Thursday, October 18, 2012

Discourses and difficulties

This autumn's schedule has got fairly frenetic. A couple of talks coming up, both of which are a bit introspective, in the sense that they try to analyse the dynamics and discourses that underpin the way we're framing our curriculum and our research in the School of Creative and Cultural Industries at UWS. On Tuesday I'll be in London at the MECCSA Practice Network's conference at the University of Kingston discussing the approach to practice-based research in the dreaded REF (Research Excellence Framework) that we are attempting to take.

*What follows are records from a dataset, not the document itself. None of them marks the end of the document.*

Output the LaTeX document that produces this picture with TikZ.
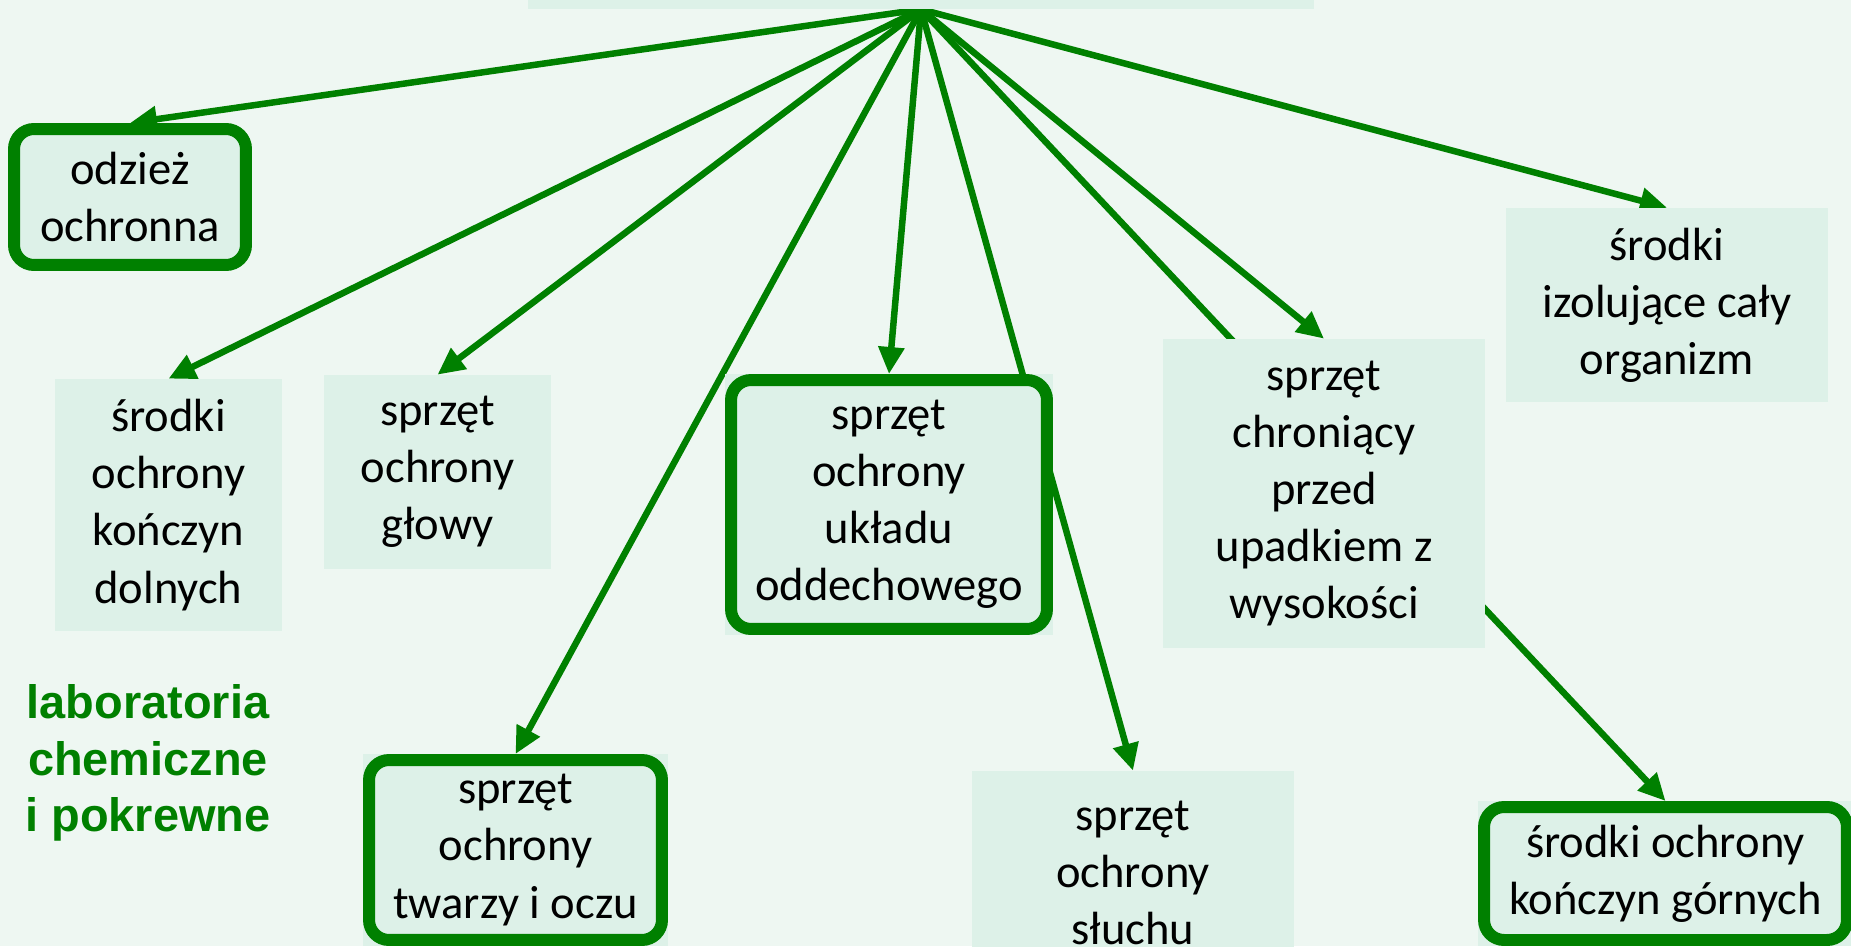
\documentclass[tikz,border=0pt]{standalone}
\usepackage{fontspec}
\setmainfont{Carlito}
\newfontfamily\labfont{Liberation Sans}
\usetikzlibrary{arrows.meta,calc}
\definecolor{bgcol}{RGB}{238,247,242}
\definecolor{boxcol}{RGB}{221,241,232}
\definecolor{grn}{RGB}{0,128,0}
\pgfdeclarelayer{bg}
\pgfdeclarelayer{arrows}
\pgfdeclarelayer{rects}
\pgfsetlayers{bg,arrows,rects,main}
\tikzset{
  plainbox/.style={fill=boxcol, inner sep=0pt, align=center,
    font=\fontsize{26.5}{32.5}\selectfont},
  borderbox/.style={plainbox, draw=grn, line width=0.24cm, rounded corners=0.4cm},
  conn/.style={draw=grn, line width=0.13cm, -{Triangle[length=0.54cm,width=0.5cm]}},
  labtext/.style={text=grn, align=center, inner sep=0pt,
    font=\labfont\bfseries\fontsize{26.7}{32.3}\selectfont},
}
\begin{document}
\begin{tikzpicture}[x=0.02cm,y=-0.02cm]
\useasboundingbox (0,0) rectangle (1851,946);
\begin{pgfonlayer}{bg}
  \fill[bgcol] (0,0) rectangle (1851,946);
\end{pgfonlayer}

\node[plainbox, minimum width=15.72cm, minimum height=1.18cm] (root) at (921,-20.5) {};

\node[borderbox, minimum width=4.64cm, minimum height=2.72cm] (odziez) at (130,197) {odzież\\ochronna};
\node[plainbox, minimum width=4.54cm, minimum height=5.04cm] (dolnych) at (168.5,505) {środki\\ochrony\\kończyn\\dolnych};
\node[plainbox, minimum width=4.54cm, minimum height=3.88cm] (glowy) at (437.5,472) {sprzęt\\ochrony\\głowy};
\node[borderbox, minimum width=5.86cm, minimum height=3.6cm] (twarzy) at (515.5,850) {sprzęt\\ochrony\\twarzy i oczu};
\node[borderbox, minimum width=6.32cm, minimum height=4.98cm] (oddech) at (889,504.5) {sprzęt\\ochrony\\układu\\oddechowego};
\node[plainbox, minimum width=6.44cm, minimum height=4.08cm] (sluchu) at (1133,873) {sprzęt\\ochrony\\słuchu};
\node[plainbox, minimum width=6.44cm, minimum height=6.18cm] (upadek) at (1324,493.5) {sprzęt\\chroniący\\przed\\upadkiem z\\wysokości};
\node[plainbox, minimum width=6.44cm, minimum height=3.88cm] (izol) at (1667,305) {środki\\izolujące cały\\organizm};
\node[borderbox, minimum width=7.26cm, minimum height=2.66cm] (gornych) at (1665.5,873.5) {środki ochrony\\kończyn górnych};

\node[labtext] (lab) at (148,763) {laboratoria\\chemiczne\\i pokrewne};

\begin{pgfonlayer}{rects}
  \foreach \n in {twarzy,oddech,gornych}
    \fill[boxcol] (\n.north west) rectangle (\n.south east);
\end{pgfonlayer}

\begin{pgfonlayer}{arrows}
  \foreach \n in {odziez,dolnych,glowy,twarzy,oddech,sluchu,upadek,izol,gornych}
    \draw[conn] (root.south) -- (\n.north);
\end{pgfonlayer}
\end{tikzpicture}
\end{document}
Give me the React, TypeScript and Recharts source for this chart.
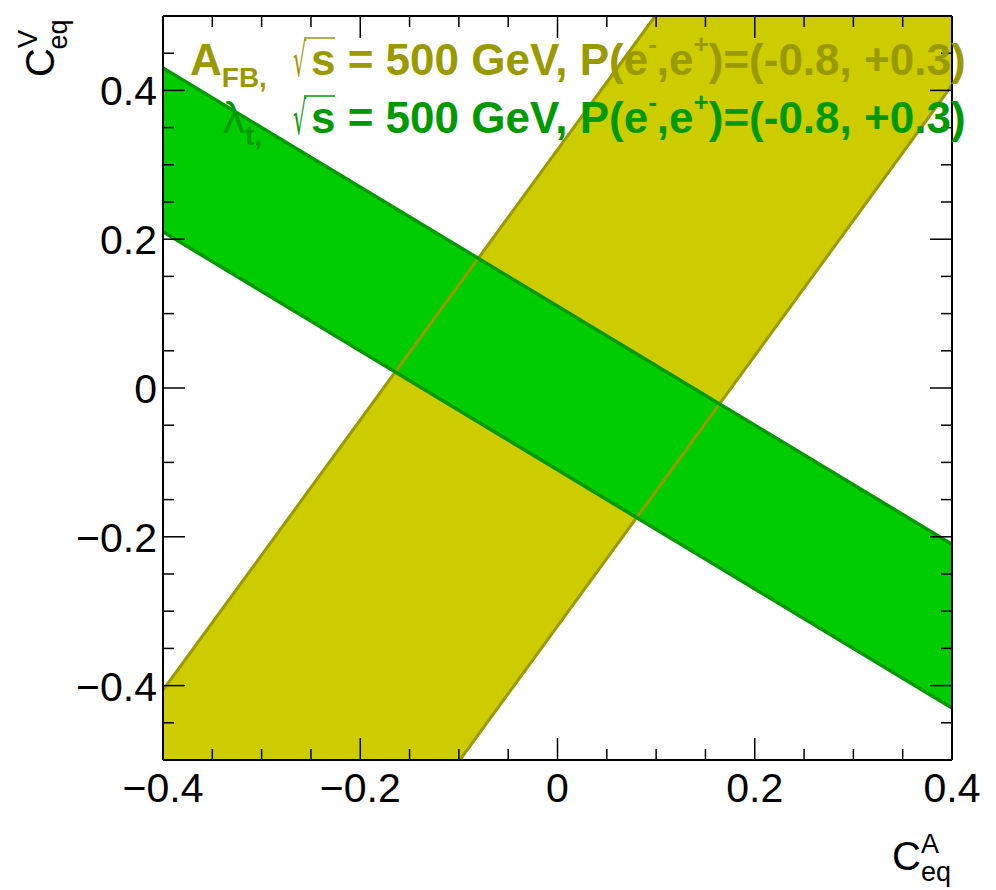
import { ComposedChart, Area, Line, XAxis, YAxis } from "recharts";

// ── Data ──────────────────────────────────────────────────

const X_TICKS = [
  -0.4, -0.35, -0.3, -0.25, -0.2, -0.15, -0.1, -0.05, 0, 0.05, 0.1, 0.15, 0.2, 0.25, 0.3,
  0.35, 0.4,
];
const X_MAJOR = [-0.4, -0.2, 0, 0.2, 0.4];
const X_LABELS = ["\u22120.4", "\u22120.2", "0", "0.2", "0.4"];

const Y_TICKS = [
  -0.5, -0.45, -0.4, -0.35, -0.3, -0.25, -0.2, -0.15, -0.1, -0.05, 0, 0.05, 0.1, 0.15, 0.2,
  0.25, 0.3, 0.35, 0.4, 0.45, 0.5,
];
const Y_MAJOR = [-0.4, -0.2, 0, 0.2, 0.4];
const Y_LABELS = ["\u22120.4", "\u22120.2", "0", "0.2", "0.4"];

// A_FB band (yellow): corners of the band inside the frame
const AFB_X = [-0.4, -0.099, 0.099, 0.4];
const AFB_LOW = [-0.5, -0.5, -0.14, 0.407];
const AFB_HIGH = [-0.406, 0.14, 0.5, 0.5];

// A_FB band edges
const AFB_LEFT_X = [-0.4, 0.099];
const AFB_LEFT_Y = [-0.406, 0.5];
const AFB_RIGHT_X = [-0.099, 0.4];
const AFB_RIGHT_Y = [-0.5, 0.407];

// lambda_t band (green)
const LT_X = [-0.4, 0.4];
const LT_LOW = [0.21, -0.43];
const LT_HIGH = [0.43, -0.21];

// ── Styles ────────────────────────────────────────────────

const W = 996;
const H = 890;
// plot frame: x 163..952, y 16..760 (axis boxes are added to the margins)
const AXIS_W = 60;
const AXIS_H = 40;
const AXIS_SIDE = 10;
const MARGIN = {
  top: 16 - AXIS_SIDE,
  right: 44 - AXIS_SIDE,
  bottom: 130 - AXIS_H,
  left: 163 - AXIS_W,
};
const FONT = "'Liberation Sans', Arial, Helvetica, sans-serif";

const YELLOW_FILL = "#cccc00";
const YELLOW_LINE = "#999900";
const GREEN_FILL = "#00cc00";
const GREEN_LINE = "#009900";

const MAJOR_LEN = 22;
const MINOR_LEN = 11;

// ── Helpers ───────────────────────────────────────────────

const majorIndex = (list: number[], v: number) =>
  list.findIndex((m) => Math.abs(m - v) < 1e-9);

const bandRows = (xs: number[], lo: number[], hi: number[]) =>
  xs.map((x, i) => ({ x, lo: lo[i], hi: hi[i] }));

const lineRows = (xs: number[], ys: number[]) => xs.map((x, i) => ({ x, y: ys[i] }));

// ── Ticks ─────────────────────────────────────────────────

const BottomTick = ({ x, y, payload }: any) => {
  const i = majorIndex(X_MAJOR, payload.value);
  const len = i >= 0 ? MAJOR_LEN : MINOR_LEN;
  return (
    <g>
      <line x1={x} y1={y} x2={x} y2={y - len} stroke="#000" strokeWidth={1.5} />
      {i >= 0 && (
        <text x={x} y={y + 42} textAnchor="middle" fontSize={41} fontFamily={FONT} fill="#000">
          {X_LABELS[i]}
        </text>
      )}
    </g>
  );
};

const TopTick = ({ x, y, payload }: any) => {
  const len = majorIndex(X_MAJOR, payload.value) >= 0 ? MAJOR_LEN : MINOR_LEN;
  return <line x1={x} y1={y} x2={x} y2={y + len} stroke="#000" strokeWidth={1.5} />;
};

const LeftTick = ({ x, y, payload }: any) => {
  const i = majorIndex(Y_MAJOR, payload.value);
  const len = i >= 0 ? MAJOR_LEN : MINOR_LEN;
  return (
    <g>
      <line x1={x} y1={y} x2={x + len} y2={y} stroke="#000" strokeWidth={1.5} />
      {i >= 0 && (
        <text x={x - 6} y={y + 15} textAnchor="end" fontSize={41} fontFamily={FONT} fill="#000">
          {Y_LABELS[i]}
        </text>
      )}
    </g>
  );
};

const RightTick = ({ x, y, payload }: any) => {
  const len = majorIndex(Y_MAJOR, payload.value) >= 0 ? MAJOR_LEN : MINOR_LEN;
  return <line x1={x} y1={y} x2={x - len} y2={y} stroke="#000" strokeWidth={1.5} />;
};

// ── Legend / titles overlay ───────────────────────────────

const LegendLine = ({
  color,
  y,
  head,
  sub,
  headX,
  headWeight,
}: {
  color: string;
  y: number;
  head: string;
  sub: string;
  headX: number;
  headWeight: string;
}) => (
  <g fill={color} fontFamily={FONT}>
    <text x={headX} y={y} fontSize={44} fontWeight={headWeight}>
      {head}
      <tspan fontSize={28} fontWeight="bold" dy={12}>
        {sub}
      </tspan>
    </text>
    <text
      transform={`translate(293, ${y + 1}) scale(0.45, 1)`}
      fontSize={46}
      fontFamily="'DejaVu Sans', sans-serif"
    >
      {"\u221A"}
    </text>
    <line x1={304} y1={y - 37} x2={335} y2={y - 37} stroke={color} strokeWidth={1.5} />
    <text x={311} y={y} fontSize={44} fontWeight="bold">
      s = 500 GeV, P(e
      <tspan fontSize={26} dy={-22}>
        -
      </tspan>
      <tspan dy={22}>,e</tspan>
      <tspan fontSize={26} dy={-22}>
        +
      </tspan>
      <tspan dy={22}>)=(-0.8, +0.3)</tspan>
    </text>
  </g>
);

const Overlay = () => (
  <svg
    width={W}
    height={H}
    style={{ position: "absolute", left: 0, top: 0, pointerEvents: "none" }}
  >
    <LegendLine color={YELLOW_LINE} y={75} head="A" sub="FB," headX={190} headWeight="bold" />
    <LegendLine color={GREEN_LINE} y={133} head={"\u03BB"} sub="t," headX={223} headWeight="normal" />

    {/* y-axis title */}
    <text transform="translate(54, 77) rotate(-90)" fontSize={40} fontFamily={FONT} fill="#000">
      C
      <tspan fontSize={27} dy={-17}>
        V
      </tspan>
      <tspan fontSize={27} dx={-18} dy={30}>
        eq
      </tspan>
    </text>

    {/* x-axis title */}
    <text x={892} y={870} fontSize={40} fontFamily={FONT} fill="#000">
      C
      <tspan fontSize={27} dy={-17}>
        A
      </tspan>
      <tspan fontSize={27} dx={-18} dy={28}>
        eq
      </tspan>
    </text>
  </svg>
);

// ── Component ─────────────────────────────────────────────

export default function App() {
  const afbBand = bandRows(AFB_X, AFB_LOW, AFB_HIGH);
  const ltBand = bandRows(LT_X, LT_LOW, LT_HIGH);

  return (
    <div style={{ position: "absolute", left: 0, top: 0, width: W, height: H, background: "#fff" }}>
      <ComposedChart width={W} height={H} margin={MARGIN}>
        <XAxis
          xAxisId="b"
          type="number"
          dataKey="x"
          domain={[-0.4, 0.4]}
          ticks={X_TICKS}
          interval={0}
          height={AXIS_H}
          tickSize={0}
          tickMargin={0}
          tickLine={false}
          tick={<BottomTick />}
          axisLine={{ stroke: "#000", strokeWidth: 2 }}
          allowDataOverflow
        />
        <XAxis
          xAxisId="t"
          orientation="top"
          type="number"
          dataKey="x"
          domain={[-0.4, 0.4]}
          ticks={X_TICKS}
          interval={0}
          height={AXIS_SIDE}
          tickSize={0}
          tickMargin={0}
          tickLine={false}
          tick={<TopTick />}
          axisLine={{ stroke: "#000", strokeWidth: 2 }}
          allowDataOverflow
        />
        <YAxis
          yAxisId="l"
          type="number"
          domain={[-0.5, 0.5]}
          ticks={Y_TICKS}
          interval={0}
          width={AXIS_W}
          tickSize={0}
          tickMargin={0}
          tickLine={false}
          tick={<LeftTick />}
          axisLine={{ stroke: "#000", strokeWidth: 2 }}
          allowDataOverflow
        />
        <YAxis
          yAxisId="r"
          orientation="right"
          type="number"
          domain={[-0.5, 0.5]}
          ticks={Y_TICKS}
          interval={0}
          width={AXIS_SIDE}
          tickSize={0}
          tickMargin={0}
          tickLine={false}
          tick={<RightTick />}
          axisLine={{ stroke: "#000", strokeWidth: 2 }}
          allowDataOverflow
        />

        <Area
          xAxisId="b"
          yAxisId="l"
          data={afbBand}
          dataKey={(d: any) => [d.lo, d.hi]}
          type="linear"
          fill={YELLOW_FILL}
          fillOpacity={1}
          stroke="none"
          isAnimationActive={false}
        />
        <Area
          xAxisId="b"
          yAxisId="l"
          data={ltBand}
          dataKey={(d: any) => [d.lo, d.hi]}
          type="linear"
          fill={GREEN_FILL}
          fillOpacity={1}
          stroke="none"
          isAnimationActive={false}
        />
        <Line
          xAxisId="b"
          yAxisId="l"
          data={lineRows(AFB_LEFT_X, AFB_LEFT_Y)}
          dataKey="y"
          type="linear"
          stroke={YELLOW_LINE}
          strokeWidth={3}
          dot={false}
          isAnimationActive={false}
        />
        <Line
          xAxisId="b"
          yAxisId="l"
          data={lineRows(AFB_RIGHT_X, AFB_RIGHT_Y)}
          dataKey="y"
          type="linear"
          stroke={YELLOW_LINE}
          strokeWidth={3}
          dot={false}
          isAnimationActive={false}
        />
        <Line
          xAxisId="b"
          yAxisId="l"
          data={lineRows(LT_X, LT_HIGH)}
          dataKey="y"
          type="linear"
          stroke={GREEN_LINE}
          strokeWidth={3.5}
          dot={false}
          isAnimationActive={false}
        />
        <Line
          xAxisId="b"
          yAxisId="l"
          data={lineRows(LT_X, LT_LOW)}
          dataKey="y"
          type="linear"
          stroke={GREEN_LINE}
          strokeWidth={3.5}
          dot={false}
          isAnimationActive={false}
        />
      </ComposedChart>
      <Overlay />
    </div>
  );
}
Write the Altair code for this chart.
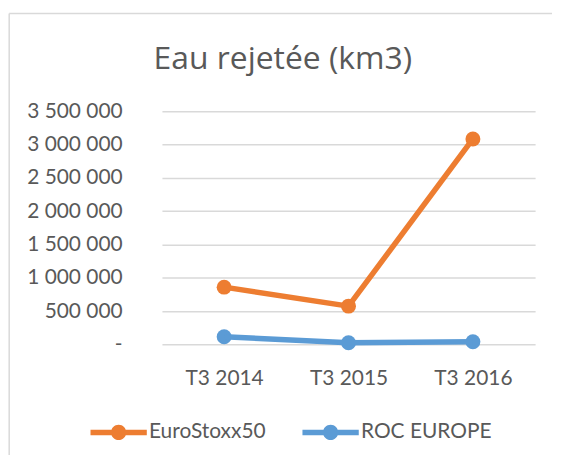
import altair as alt
import pandas as pd

categories = ["T3 2014", "T3 2015", "T3 2016"]
series_names = ["EuroStoxx50", "ROC EUROPE"]
eurostoxx = [860000, 575000, 3085000]
roc_europe = [115000, 25000, 40000]
y_ticks = [0, 500000, 1000000, 1500000, 2000000, 2500000, 3000000, 3500000]
colors = ["#ED7D31", "#5B9BD5"]
title_text = "Eau rejetée (km3)"

rows = []
for name, vals in zip(series_names, [eurostoxx, roc_europe]):
    for c, v in zip(categories, vals):
        rows.append({"cat": c, "series": name, "value": v})
df = pd.DataFrame(rows)

FONT = "Lato"
TXT = "#595959"

legend_path = ("M-1,-0.1L1,-0.1L1,0.1L-1,0.1Z "
               "M-0.27,0A0.27,0.27,0,1,1,0.27,0A0.27,0.27,0,1,1,-0.27,0Z")

x_enc = alt.X("cat:N", sort=categories, title=None,
              axis=alt.Axis(labelAngle=0, ticks=False, domain=False, grid=False,
                            labelFont=FONT, labelFontSize=21, labelColor=TXT,
                            labelPadding=23))
y_enc = alt.Y("value:Q", title=None,
              scale=alt.Scale(domain=[0, 3500000], nice=False),
              axis=alt.Axis(values=y_ticks, ticks=False, domain=False,
                            gridColor="#D9D9D9", gridWidth=1.5,
                            labelFont=FONT, labelFontSize=21, labelColor=TXT,
                            labelPadding=40,
                            labelExpr="datum.value == 0 ? '-\u00a0\u00a0\u00a0' : replace(format(datum.value, ','), /,/g, ' ')"))
color_scale = alt.Scale(domain=series_names, range=colors)

base = alt.Chart(df)

points = base.mark_circle(size=225, opacity=1).encode(
    x=x_enc, y=y_enc,
    color=alt.Color("series:N", scale=color_scale, title=None,
                    legend=alt.Legend(orient="none", direction="horizontal",
                                      legendX=-72, legendY=294,
                                      symbolType=legend_path, symbolSize=3200,
                                      symbolStrokeWidth=0, symbolOpacity=1,
                                      labelFont=FONT, labelFontSize=21,
                                      labelColor=TXT, labelOffset=2,
                                      columnPadding=36, labelLimit=300)),
)
lines = base.mark_line(strokeWidth=5.5).encode(
    x=x_enc, y=y_enc,
    color=alt.Color("series:N", scale=color_scale, legend=None),
)

one = pd.DataFrame({"a": [0]})
border_left = alt.Chart(one).mark_rule(color="#D9D9D9", strokeWidth=1.5).encode(
    x=alt.value(-153.5), y=alt.value(-98.2), y2=alt.value(400))
border_top = alt.Chart(one).mark_rule(color="#D9D9D9", strokeWidth=1.5).encode(
    x=alt.value(-153.5), x2=alt.value(392), y=alt.value(-98.2))
title = alt.Chart(one).mark_text(font="Open Sans", fontSize=32, color=TXT,
                                 align="center", baseline="alphabetic").encode(
    text=alt.value(title_text), x=alt.value(121.5), y=alt.value(-42.4))

chart = alt.layer(border_left, border_top, title, points, lines).properties(
    width=375, height=234.3,
    autosize=alt.AutoSizeParams(type="none"),
    padding={"left": 154.7, "top": 102.7, "right": 20, "bottom": 110},
).configure_view(stroke=None)

chart.save("out.html", embed_options={"renderer": "svg", "actions": False})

Here's the quick abstract: 

Shaping our Submission: Interdisciplinarity, practice and the spaces 'in between'

The School of Creative and Cultural Industries at UWS has evolved from being a small undergraduate-focussed media school to a more ambitious operation with an increasing volume of research output and knowledge exchange, encompassing digital art, performance, and film/broadcasting/journalism practice alongside established work in media and cultural studies. Using some examples of work from researchers in the School, I will explore some of the dilemmas and difficulties we face in positioning our submission within UoA 36, which for reasons of critical mass and impact we are concentrating on for this REF. I'd welcome suggestions for appropriate strategies to deal with the difficulty of accounting for research which falls in between REF categories and criteria. 

Then in a couple of weeks I travel to Lapland for the World Alliance for Arts Education summit, where I'll be presenting a paper with the following title:

Education for cultural practice/education for cultural economy? Intersections, interdisciplinarity and issues

The School of Creative and Cultural Industries at the University of the West of Scotland (UWS) has grown rapidly in recent years in response to a government-led agenda of widening participation in higher education. UWS is a multi-campus institution that has its roots in a vocational, polytechnic approach to higher education but its ambitions are not limited to vocational training: in common with other ‘post-1992’ institutions in the UK it offers higher degrees, Masters programmes and conducts significant academic research.

Economic studies repeatedly emphasise the scale and significance of the Scottish creative and cultural economy, but these claims are contested and contingent, and beset with definitional problems.  The notion of creative/cultural employment, which is frequently flexible, freelance or network-based does not fit neatly into the definitional categories used by statisticians. The apparent divide between professional and participatory activity in the field of culture is also  problematic and contested.  Through partnership-based pedagogies and careful project design involving professionals from outside the university, the School seeks to offer students, many of whom are first-generation entrants to higher education, immersive opportunities to undertake cultural practice in professional settings. The model could be seen as a hybrid of polytechnic university, art school, and research institute.

What is at stake when we operate within these rhetorics and discourses of creative economy? Using examples from the range of work undertaken by the School I will explore some of the conflicts and collisions  in practice-based research, which combines vocational awareness with critical and cultural theory.